Most of the back yard sets that are found in residential neighborhoods are commercial systems available in many retail outlets and typically consist of an A-frame formed of tubular products, with swings and a teeter totter board suspended from a cross member of a tubular configuration. Further, such commercial systems are held in place with either complicated braces or just simply nails. These fastening mechanisms can lead to instability that may result in injuries or potential dangerous conditions. In any case, personalized systems are not commercially available, and should one design an individualized system, little help can be found from the commercial outlets in finding the fastening members and supports that are needed.

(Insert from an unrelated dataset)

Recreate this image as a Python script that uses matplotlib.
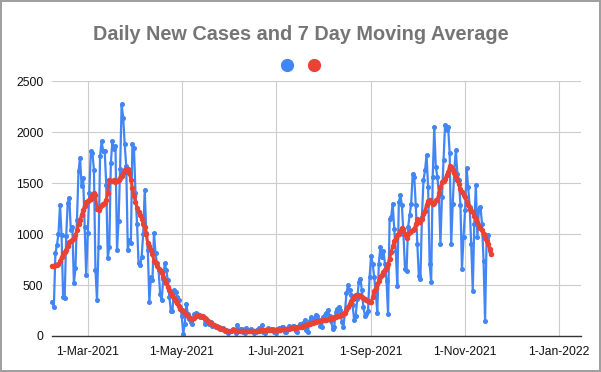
import matplotlib
matplotlib.use('Agg')
import matplotlib.pyplot as plt
import matplotlib.dates as mdates
from matplotlib.lines import Line2D
from matplotlib.ticker import FuncFormatter
import pandas as pd

TITLE = 'Daily New Cases and 7 Day Moving Average'
START = '2021-02-06'
X_MIN = '2021-02-05 14:00'
X_MAX = '2022-01-15'

# one row per week, starting Saturday 6 Feb 2021
daily_cases = [
    335, 286, 812, 895, 1003, 1290, 987,
    385, 368, 977, 1306, 1355, 1043, 1075,
    516, 664, 1141, 1618, 1750, 1470, 1552,
    1075, 599, 1010, 1404, 1816, 1799, 1635,
    648, 352, 878, 1766, 1914, 1816, 1816,
    1487, 763, 878, 1700, 1914, 1832, 1865,
    845, 1125, 1640, 2276, 2145, 1882, 1668,
    845, 944, 911, 1882, 1850, 1404, 1100,
    714, 697, 778, 1000, 1437, 1010, 845,
    331, 580, 546, 1010, 811, 712, 646,
    414, 348, 560, 712, 646, 546, 381,
    248, 248, 447, 430, 381, 348, 281,
    199, 23, 116, 315, 215, 166, 140,
    116, 215, 222, 215, 200, 182, 190,
    199, 116, 149, 130, 116, 132, 99,
    110, 83, 99, 90, 70, 66, 75,
    50, 60, 33, 45, 50, 70, 60,
    25, 106, 55, 70, 65, 40, 30,
    75, 60, 55, 70, 45, 25, 35,
    60, 80, 60, 106, 40, 30, 55,
    75, 60, 65, 70, 35, 30, 70,
    80, 75, 85, 90, 40, 35, 75,
    97, 85, 95, 100, 45, 40, 90,
    120, 110, 130, 155, 60, 40, 150,
    187, 170, 160, 203, 200, 152, 102,
    90, 185, 201, 230, 251, 200, 150,
    69, 86, 234, 267, 284, 250, 135,
    86, 234, 420, 498, 449, 399, 300,
    152, 200, 366, 531, 564, 449, 280,
    197, 214, 247, 576, 789, 707, 580,
    428, 230, 707, 872, 773, 839, 707,
    543, 214, 1151, 1168, 1299, 1053, 839,
    493, 1316, 1382, 1283, 1000, 658, 641,
    1069, 1184, 1299, 1595, 1562, 1283, 900,
    592, 559, 1168, 1530, 1628, 1776, 1464,
    707, 526, 1562, 2056, 1661, 1562, 1398,
    905, 1365, 1727, 2072, 2020, 2056, 1793,
    905, 1300, 1628, 1826, 1595, 1530, 1283,
    658, 970, 1234, 1645, 1464, 1266, 900,
    444, 1102, 1480, 970, 1250, 1266, 1100,
    740, 148, 970, 987, 839, 806,
]

moving_avg = [
    688, 690, 695, 700, 705, 740, 773,
    813, 820, 845, 880, 920, 935, 944,
    960, 990, 1040, 1100, 1141, 1190, 1240,
    1280, 1315, 1325, 1335, 1350, 1380, 1404,
    1380, 1250, 1240, 1265, 1285, 1300, 1306,
    1340, 1404, 1536, 1520, 1520, 1530, 1510,
    1520, 1536, 1550, 1569, 1600, 1635, 1640,
    1641, 1600, 1536, 1450, 1372, 1320, 1257,
    1220, 1191, 1150, 1100, 1075, 1000, 911,
    880, 845, 800, 740, 714, 690, 660,
    648, 620, 582, 550, 516, 480, 450,
    420, 400, 370, 340, 320, 290, 265,
    253, 240, 225, 220, 200, 185, 170,
    165, 175, 200, 210, 205, 200, 197,
    185, 175, 164, 150, 140, 130, 115,
    105, 95, 88, 80, 76, 70, 65,
    58, 52, 50, 49, 52, 56, 55,
    53, 50, 49, 48, 49, 50, 48,
    48, 49, 50, 52, 50, 49, 49,
    50, 52, 55, 56, 58, 57, 55,
    56, 58, 58, 60, 60, 58, 60,
    62, 63, 65, 66, 68, 68, 70,
    72, 75, 78, 80, 81, 83, 85,
    88, 90, 95, 105, 110, 115, 120,
    125, 130, 135, 140, 145, 150, 150,
    152, 155, 158, 160, 165, 170, 175,
    180, 185, 190, 195, 200, 205, 210,
    215, 225, 250, 280, 317, 340, 365,
    385, 399, 400, 399, 395, 385, 370,
    362, 350, 340, 333, 329, 380, 440,
    470, 510, 543, 581, 600, 630, 650,
    680, 707, 760, 820, 880, 930, 960,
    990, 1003, 1030, 1059, 1053, 1000, 960,
    1000, 1020, 1030, 1036, 1050, 1100, 1151,
    1140, 1118, 1150, 1201, 1230, 1290, 1329,
    1332, 1320, 1299, 1310, 1332, 1340, 1400,
    1460, 1513, 1526, 1546, 1580, 1612, 1670,
    1660, 1628, 1600, 1562, 1530, 1497, 1440,
    1410, 1380, 1362, 1320, 1283, 1250, 1230,
    1217, 1180, 1150, 1118, 1082, 1060, 1036,
    1000, 960, 934, 900, 850, 806,
]

y_ticks = [0, 500, 1000, 1500, 2000, 2500]

BLUE = '#4285f4'
RED = '#ea4335'
GRID = '#cccccc'


def date_label(x, pos):
    d = mdates.num2date(x)
    return '%d-%s' % (d.day, d.strftime('%b-%Y'))


def main():
    plt.rcParams['font.family'] = ['Liberation Sans', 'DejaVu Sans']
    dates = pd.date_range(START, periods=len(daily_cases), freq='D')

    fig = plt.figure(figsize=(6.01, 3.72), dpi=100)
    fig.patch.set_edgecolor('#a0a0a0')
    fig.patch.set_linewidth(1.5)
    ax = fig.add_axes([0.086, 0.097, 0.880, 0.684])

    ax.plot(dates, daily_cases, color=BLUE, lw=1.6, marker='o', ms=2.6,
            zorder=3, clip_on=False)
    ax.plot(dates, moving_avg, color=RED, lw=2.2, marker='o', ms=2.9,
            zorder=4, clip_on=False)

    ax.set_xlim(pd.Timestamp(X_MIN), pd.Timestamp(X_MAX))
    ax.set_ylim(y_ticks[0], y_ticks[-1])
    ax.set_yticks(y_ticks)
    ax.xaxis.set_major_locator(mdates.MonthLocator(bymonth=[1, 3, 5, 7, 9, 11]))
    ax.xaxis.set_major_formatter(FuncFormatter(date_label))

    ax.grid(True, color=GRID, lw=0.8)
    ax.set_axisbelow(True)
    for side in ['left', 'right', 'top']:
        ax.spines[side].set_visible(False)
    ax.spines['bottom'].set_color('#333333')
    ax.spines['bottom'].set_linewidth(1.0)
    ax.spines['bottom'].set_zorder(5)
    ax.tick_params(length=0, labelsize=8.7, colors='#111111')
    ax.tick_params(axis='x', pad=7)
    ax.tick_params(axis='y', pad=6)

    fig.text(0.5, 1 - 34 / 372, TITLE, ha='center', va='center',
             fontsize=14.3, fontweight='bold', color='#757575')

    handles = [Line2D([], [], color=BLUE, marker='o', ls='none', ms=8.5),
               Line2D([], [], color=RED, marker='o', ls='none', ms=8.5)]
    fig.legend(handles, ['', ''], loc='center', bbox_to_anchor=(0.5, 1 - 66 / 372),
               ncol=2, frameon=False, handlelength=1, handletextpad=0,
               columnspacing=1.0, fontsize=10)

    fig.savefig('out.png', dpi=100, edgecolor=fig.get_edgecolor())


if __name__ == '__main__':
    main()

What may be available in the prior art are limited in the freedom to design a personalized system. Several patents from the prior art are found in the following U.S. Patents:
a.) U.S. Pat. No. 6,527,232, to Robertson et al., discloses an A-frame bracket having a rectangular top, and two rectangular side walls that each extend at an angle downwardly from the rectangular top, wherein each side wall has an integrally formed flange forming an “L”-shaped wall for receiving wooden legs that form an A-frame. A disadvantage of this bracket is that it is fixed and not amenable to positioning the A-frame on a grade or uneven terrain.
b.) U.S. Pat. No. 5,364,312, to Cunard et al., relates to a kit for assembling wood legs to form an A-frame to support the end of a cross beam for a children's play gym that includes a trapezoidal frame bracket to connect the upper ends of the legs to each other and to the cross beam and a special frame brace for reinforcing that connection which will accommodate a tubular metal cross beam or a cross beam consisting of a single board or a plurality of boards. The frame brace has a generally rectangular top wall and a pair of laterally spaced apart side walls extending down from the top wall at an angle such that the side walls have more or less the same slope as the side edges of the frame bracket. Portions of the frame brace top wall define a first set of holes spaced apart along the longitudinal centerline of the top wall, there being two such holes in the first set and a second set of holes containing at least two holes spaced along the top wall on each side of that centerline. There also may be a third set of holes containing at least two holes spaced along the top wall on each side of the centerline and being displaced from the second set of holes. The kit also includes fasteners arranged to extend through the first set of holes into the cross beam when the cross beam is a unitary member and through the second and third sets of holes into the cross beam when the cross beam is of wood so that the same hardware can be used to construct play gyms having a variety of different type cross beams.
c.) U.S. Pat. No. 4,966,309, to Baer, teaches a kit for assembling timbers into a play structure. The kit includes a frame bracket which has a frame segment joined at a right angle to a beam segment. The frame segment has four nail or screw holes and the beam segment has two nail or screw holes. The beam segment has a square bolt hole for receiving a carriage bolt. The frame segment is adapted to joining two timbers into an A-frame so formed to a transverse overhead laminated beam. The kit also has a frame brace with a body plate having a flange joined to it at such an angle that when the body is placed flat on the A-frame, the flange lies flat on the beam. The frame brace has nail or screw holes and bolt holes in both the body and the flange. The kit also contains rectangular flat beam clamps adapted to attachment across the laminations of the beam so as to restrict the separating of the laminations. The beam clamps have at least two nail holes and a central bolt hole. The bolt hole being circular on the beam clamp for use with the frame bracket and oblong for use with a swing hanger.